All hair has its own specific density (the number of strands per follicle), porosity, and texture, mostly due to genetics. Hair is a fiber, akin to silk or cotton. Any designer or dressmaker will confirm that the techniques used to manipulate these materials vary greatly. If you try to treat these materials the same way, you’ll most likely damage some of the fabric and get a disastrous outcome. Hairstyling is no different. You must understand the texture to bring out the glory of the fiber itself.
Looking at hair as a fiber with different textures has expanded the world of hairstyling and hair education and led to an increased awareness of the need for more skill development, new protocols, and updated language about hair. It’s not about Black hair and white hair; it’s straight, kinky, and everything in between.
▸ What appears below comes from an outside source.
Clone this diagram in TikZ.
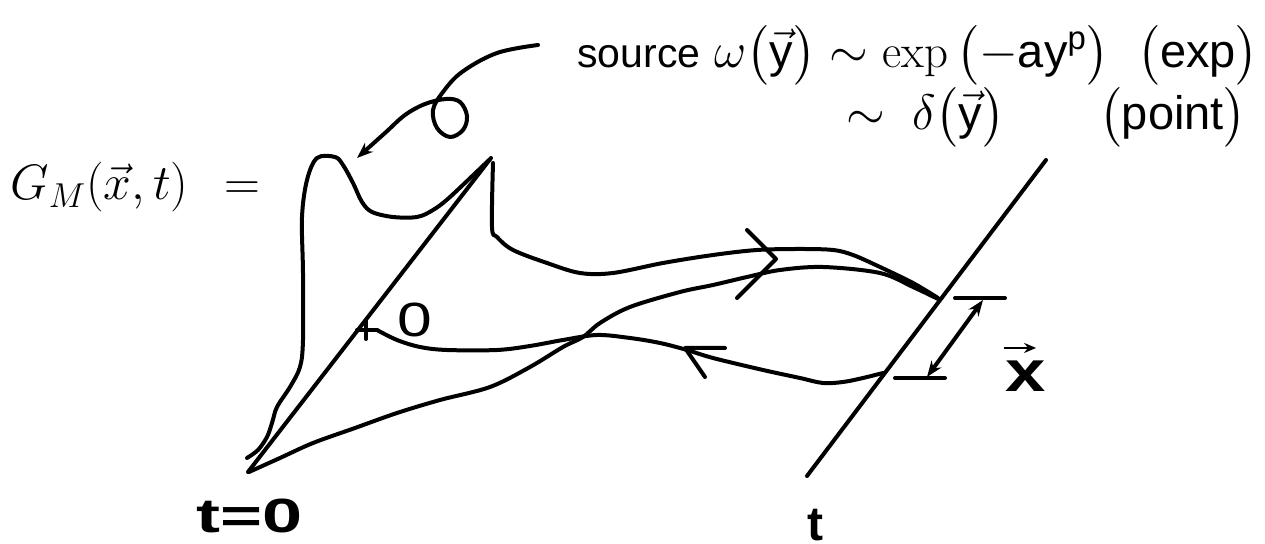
\documentclass[tikz,border=0pt]{standalone}
\usepackage{fontspec}
\setsansfont{Liberation Sans}
\usepackage{amsmath,graphicx}
\usetikzlibrary{arrows.meta}

\tikzset{
  pen/.style={line width=2pt,line cap=round,line join=round},
  label/.style={anchor=base west,inner sep=0pt},
  tip/.style={-{Stealth[length=8pt,width=6pt]}},
}

\begin{document}
\begin{tikzpicture}[x=0.5pt,y=-0.5pt]
  \useasboundingbox (0,0) rectangle (1265,544);

  % the two time slices
  \coordinate (a0) at (248,472);
  \coordinate (a1) at (491,158);
  \coordinate (b0) at (807,476);
  \coordinate (b1) at (1046,160);
  \draw[pen] (a0) -- (a1);
  \draw[pen] (b0) -- (b1);

  % texts
  \node[label] (gm) at (10,200) {\fontsize{27}{32}\selectfont$G_M(\vec{x},t)\;\,=$};
  \node[label] (src) at (577,68) {\fontsize{23.5}{28}\selectfont\textsf{\fontsize{20.5}{24}\selectfont source} $\omega\bigl(\vec{\textsf{y}}\bigr)\sim\exp\,\bigl(-\textsf{ay}^{\textsf{p}}\bigr)\;\;\bigl(\textsf{exp}\bigr)$};
  \node[anchor=base east,inner sep=0pt] (pnt) at (1247,130) {\fontsize{23.5}{28}\selectfont$\sim\;\delta\bigl(\vec{\textsf{y}}\bigr)\qquad\bigl(\textsf{point}\bigr)$};
  \node[label] (orig) at (397,337) {\fontsize{24}{28}\selectfont\sffamily\scalebox{1.3}[1]{0}};
  \node[label] (tzero) at (196,533) {\fontsize{24}{28}\selectfont\sffamily\bfseries\scalebox{1.5}[1]{t=0}};
  \node[label] (tlab) at (807,541) {\fontsize{24}{28}\selectfont\sffamily\bfseries t};
  \node[label] (xvec) at (1005,392) {\fontsize{29}{33}\selectfont\sffamily\bfseries\scalebox{1.25}[1]{x}};
  \draw[line width=1.3pt,-{Stealth[length=6pt,width=5pt]}]
    ([shift={(-1,-13)}]xvec.north west) -- ([shift={(-10,-13)}]xvec.north east);

  % source profile at t=0
  \draw[pen] plot[smooth,tension=0.55] coordinates {
    (247,458) (258,450) (267,437) (272,423) (277,407) (290,387) (300,367)
    (303,340) (303,273) (302,217) (307,180) (317,158) (335,157) (343,165)
    (353,183) (362,202) (372,212) (393,217) (417,217) (433,210) (450,197) (489,160)};

  % outgoing paths
  \draw[pen] plot[smooth,tension=0.55] coordinates {
    (493,163) (492,227) (497,237) (513,250) (547,263) (580,273) (613,273)
    (663,263) (713,255) (757,250) (800,249) (833,250) (853,255) (880,267)
    (913,283) (938,298)};
  \draw[pen] plot[smooth,tension=0.55] coordinates {
    (938,299) (913,287) (880,273) (823,267) (780,270) (747,277) (713,285)
    (680,292) (630,307) (600,323) (583,337) (563,347) (530,367) (490,387)
    (440,400) (397,413) (355,428) (313,443) (280,458) (249,472)};
  \draw[pen] plot[smooth,tension=0.55] coordinates {
    (377,330) (397,340) (420,347) (447,350) (497,350) (530,346) (563,340)
    (597,335) (630,338) (660,343) (687,350) (713,358) (763,370) (800,378)
    (823,383) (843,382) (863,378) (883,373)};

  % origin mark and direction chevrons
  \draw[pen] (357,330) -- (377,330) (366,321) -- (366,339);
  \draw[pen] (747,230) -- (776,259) -- (737,298);
  \draw[pen] (725,348) -- (685,348) -- (705,377);

  % separation bars
  \draw[pen] (955,298) -- (1005,298);
  \draw[pen] (895,378) -- (945,378);
  \draw[pen,{Stealth[length=8pt,width=6pt]}-{Stealth[length=8pt,width=6pt]}] (983,300) -- (927,377);

  % pointer from the source text to the profile
  \coordinate (peak) at (357,158);
  \draw[pen,tip] plot[smooth,tension=0.6] coordinates {
    (538,45) (497,53) (462,72) (443,92) (433,110) (437,128) (450,137)
    (463,130) (467,116) (460,102) (446,99) (425,104) (405,115) (385,133) (peak)};
\end{tikzpicture}
\end{document}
The craft of styling hair is not about race; it’s a matter of texture, technique, and experience — all of which start with education.
The Hair Educators
When it comes to a universal approach to hairstyling, many hair educators are taking marked steps to address the needs of the ever-evolving marketplace. Cosmetology programs across the country, whether larger institutions or local beauty schools, have started to address the need for more education with highly textured hair.
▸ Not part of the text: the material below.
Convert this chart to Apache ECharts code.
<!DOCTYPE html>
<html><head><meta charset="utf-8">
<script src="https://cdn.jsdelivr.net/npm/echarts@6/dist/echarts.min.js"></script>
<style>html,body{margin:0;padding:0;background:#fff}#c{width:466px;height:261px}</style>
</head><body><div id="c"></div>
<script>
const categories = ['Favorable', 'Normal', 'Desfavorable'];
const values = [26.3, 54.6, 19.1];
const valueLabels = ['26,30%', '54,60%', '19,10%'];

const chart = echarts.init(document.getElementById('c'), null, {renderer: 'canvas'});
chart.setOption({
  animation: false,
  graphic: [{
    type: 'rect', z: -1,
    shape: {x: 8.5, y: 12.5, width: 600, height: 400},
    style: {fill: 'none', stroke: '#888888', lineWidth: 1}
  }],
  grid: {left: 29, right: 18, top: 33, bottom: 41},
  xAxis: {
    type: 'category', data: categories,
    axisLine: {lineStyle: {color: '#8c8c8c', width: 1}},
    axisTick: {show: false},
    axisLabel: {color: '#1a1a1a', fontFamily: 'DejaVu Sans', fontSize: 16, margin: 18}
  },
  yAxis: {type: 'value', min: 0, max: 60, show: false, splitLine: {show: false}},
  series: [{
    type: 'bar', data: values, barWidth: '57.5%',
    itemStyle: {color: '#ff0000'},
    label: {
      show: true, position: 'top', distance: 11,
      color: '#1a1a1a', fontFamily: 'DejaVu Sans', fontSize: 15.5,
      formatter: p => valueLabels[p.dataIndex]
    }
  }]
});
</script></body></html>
A spokesperson for Aveda Institutes says the company always featured texture as part of its curriculum where stylists had some level of experience with multiple types. But in 2012, the company designed a more formal curriculum around textured hair, with a goal to eventually take a more holistic approach to highly textured hair. In 2019, the Aveda Global Artistic Team for Texture, a five-person group comprised of Aveda network stylists, led by Renee Gadar, global artistic director, texture, for Aveda, was created to update the company’s current texture curriculum. In the summer of 2020, Aveda released its expanded, comprehensive texture-education program to Aveda Institutes, partner salons, and Aveda stores. It includes robust training for cut, style, color, care, and, importantly, culture for textured manes and the clients who possess them.